* SHORT PROBLEM:
Make an exact copy of the data below, leaving out every picture.

* INFORMATION SHOWN:
═══

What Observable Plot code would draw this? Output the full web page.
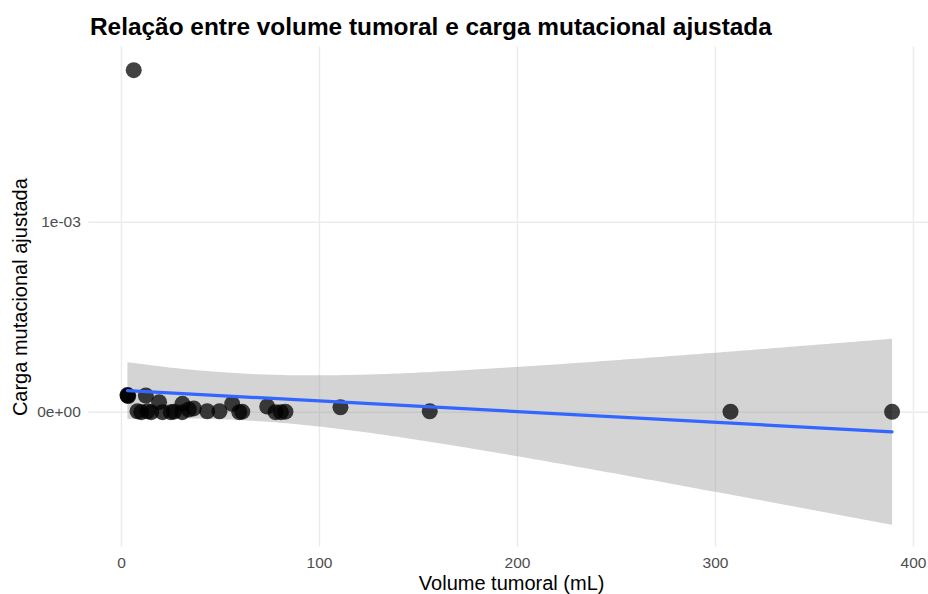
<!DOCTYPE html>
<html>
<head>
<meta charset="utf-8">
<script src="https://cdn.jsdelivr.net/npm/d3@7"></script>
<script src="https://cdn.jsdelivr.net/npm/@observablehq/plot@0.6"></script>
<style>
  body { margin: 0; background: #fff; font-family: "Liberation Sans", Arial, Helvetica, sans-serif; }
  #wrap { position: relative; width: 928px; height: 594px; }
  #title { position: absolute; left: 90px; top: 15px; font-size: 24.4px; font-weight: bold; color: #000; line-height: 1; white-space: nowrap; }
</style>
</head>
<body>
<div id="wrap">
  <div id="chart"></div>
  <div id="title">Relação entre volume tumoral e carga mutacional ajustada</div>
</div>
<script>
// Volume tumoral (mL)
const volume = [3.0, 3.2, 3.4, 6.2, 8.1, 10.0, 12.3, 13.1, 15.0, 19.0,
                20.7, 24.9, 26.5, 30.7, 30.8, 34.0, 36.5, 43.3, 49.5, 55.9,
                61.0, 59.5, 73.6, 77.8, 82.8, 80.5, 110.6, 155.7, 307.6, 389.2];
// Carga mutacional ajustada
const carga = [0.000090, 0.000088, 0.000085, 0.001800, 0.000005, 0.000000, 0.000088, 0.000005, 0.000000, 0.000053,
               0.000000, 0.000000, 0.000003, 0.000000, 0.000044, 0.000014, 0.000020, 0.000005, 0.000005, 0.000044,
               0.000003, 0.000000, 0.000030, 0.000000, 0.000003, 0.000000, 0.000026, 0.000005, 0.000003, 0.000002];
const xTicks = [0, 100, 200, 300, 400];
const yTicks = [0, 0.001];
const titleX = "Volume tumoral (mL)";
const titleY = "Carga mutacional ajustada";

const data = volume.map((v, i) => ({x: v, y: carga[i]}));

function sci(d) {
  const [m, e] = d.toExponential(0).split("e");
  const sign = e[0] === "-" ? "-" : "+";
  const digits = e.replace(/[+-]/, "").padStart(2, "0");
  return `${m}e${sign}${digits}`;
}

const font = '"Liberation Sans", Arial, Helvetica, sans-serif';

const chart = Plot.plot({
  width: 928,
  height: 594,
  marginLeft: 88.3,
  marginRight: 0,
  marginTop: 46.5,
  marginBottom: 47.2,
  style: {fontFamily: font, background: "transparent"},
  x: {domain: [-16.5, 407.6]},
  y: {domain: [-0.000711, 0.001922]},
  marks: [
    Plot.gridX({ticks: xTicks, stroke: "#ebebeb", strokeOpacity: 1, strokeWidth: 1.4}),
    Plot.gridY({ticks: yTicks, stroke: "#ebebeb", strokeOpacity: 1, strokeWidth: 1.4}),
    Plot.axisX({ticks: xTicks, tickSize: 0, tickPadding: 10, fontSize: 15.5, color: "#4d4d4d", label: null}),
    Plot.axisY({ticks: yTicks, tickSize: 0, tickPadding: 8, fontSize: 15.5, color: "#4d4d4d", label: null, tickFormat: sci}),
    Plot.linearRegressionY(data, {x: "x", y: "y", stroke: "none", fill: "#999999", fillOpacity: 0.42, ci: 0.95}),
    Plot.dot(data, {x: "x", y: "y", r: 8, fill: "#000", fillOpacity: 0.74, stroke: "none"}),
    Plot.linearRegressionY(data, {x: "x", y: "y", stroke: "#3366FF", strokeWidth: 3.2, ci: 0, fill: "none"}),
    Plot.text([titleX], {frameAnchor: "bottom", lineAnchor: "middle", textAnchor: "middle", dy: 36, dx: 3, fontSize: 20, fill: "#000"}),
    Plot.text([titleY], {frameAnchor: "left", lineAnchor: "middle", textAnchor: "middle", dx: -68.3, rotate: -90, fontSize: 20, fill: "#000"})
  ]
});
document.getElementById("chart").appendChild(chart);
</script>
</body>
</html>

═══

* SOLUTION FOR THIS TASK:
What Observable Plot code would draw this? Output the full web page.
<!DOCTYPE html>
<html>
<head>
<meta charset="utf-8">
<script src="https://cdn.jsdelivr.net/npm/d3@7"></script>
<script src="https://cdn.jsdelivr.net/npm/@observablehq/plot@0.6"></script>
<style>
  body { margin: 0; background: #fff; font-family: "Liberation Sans", Arial, Helvetica, sans-serif; }
  #wrap { position: relative; width: 928px; height: 594px; }
  #title { position: absolute; left: 90px; top: 15px; font-size: 24.4px; font-weight: bold; color: #000; line-height: 1; white-space: nowrap; }
</style>
</head>
<body>
<div id="wrap">
  <div id="chart"></div>
  <div id="title">Relação entre volume tumoral e carga mutacional ajustada</div>
</div>
<script>
// Volume tumoral (mL)
const volume = [3.0, 3.2, 3.4, 6.2, 8.1, 10.0, 12.3, 13.1, 15.0, 19.0,
                20.7, 24.9, 26.5, 30.7, 30.8, 34.0, 36.5, 43.3, 49.5, 55.9,
                61.0, 59.5, 73.6, 77.8, 82.8, 80.5, 110.6, 155.7, 307.6, 389.2];
// Carga mutacional ajustada
const carga = [0.000090, 0.000088, 0.000085, 0.001800, 0.000005, 0.000000, 0.000088, 0.000005, 0.000000, 0.000053,
               0.000000, 0.000000, 0.000003, 0.000000, 0.000044, 0.000014, 0.000020, 0.000005, 0.000005, 0.000044,
               0.000003, 0.000000, 0.000030, 0.000000, 0.000003, 0.000000, 0.000026, 0.000005, 0.000003, 0.000002];
const xTicks = [0, 100, 200, 300, 400];
const yTicks = [0, 0.001];
const titleX = "Volume tumoral (mL)";
const titleY = "Carga mutacional ajustada";

const data = volume.map((v, i) => ({x: v, y: carga[i]}));

function sci(d) {
  const [m, e] = d.toExponential(0).split("e");
  const sign = e[0] === "-" ? "-" : "+";
  const digits = e.replace(/[+-]/, "").padStart(2, "0");
  return `${m}e${sign}${digits}`;
}

const font = '"Liberation Sans", Arial, Helvetica, sans-serif';

const chart = Plot.plot({
  width: 928,
  height: 594,
  marginLeft: 88.3,
  marginRight: 0,
  marginTop: 46.5,
  marginBottom: 47.2,
  style: {fontFamily: font, background: "transparent"},
  x: {domain: [-16.5, 407.6]},
  y: {domain: [-0.000711, 0.001922]},
  marks: [
    Plot.gridX({ticks: xTicks, stroke: "#ebebeb", strokeOpacity: 1, strokeWidth: 1.4}),
    Plot.gridY({ticks: yTicks, stroke: "#ebebeb", strokeOpacity: 1, strokeWidth: 1.4}),
    Plot.axisX({ticks: xTicks, tickSize: 0, tickPadding: 10, fontSize: 15.5, color: "#4d4d4d", label: null}),
    Plot.axisY({ticks: yTicks, tickSize: 0, tickPadding: 8, fontSize: 15.5, color: "#4d4d4d", label: null, tickFormat: sci}),
    Plot.linearRegressionY(data, {x: "x", y: "y", stroke: "none", fill: "#999999", fillOpacity: 0.42, ci: 0.95}),
    Plot.dot(data, {x: "x", y: "y", r: 8, fill: "#000", fillOpacity: 0.74, stroke: "none"}),
    Plot.linearRegressionY(data, {x: "x", y: "y", stroke: "#3366FF", strokeWidth: 3.2, ci: 0, fill: "none"}),
    Plot.text([titleX], {frameAnchor: "bottom", lineAnchor: "middle", textAnchor: "middle", dy: 36, dx: 3, fontSize: 20, fill: "#000"}),
    Plot.text([titleY], {frameAnchor: "left", lineAnchor: "middle", textAnchor: "middle", dx: -68.3, rotate: -90, fontSize: 20, fill: "#000"})
  ]
});
document.getElementById("chart").appendChild(chart);
</script>
</body>
</html>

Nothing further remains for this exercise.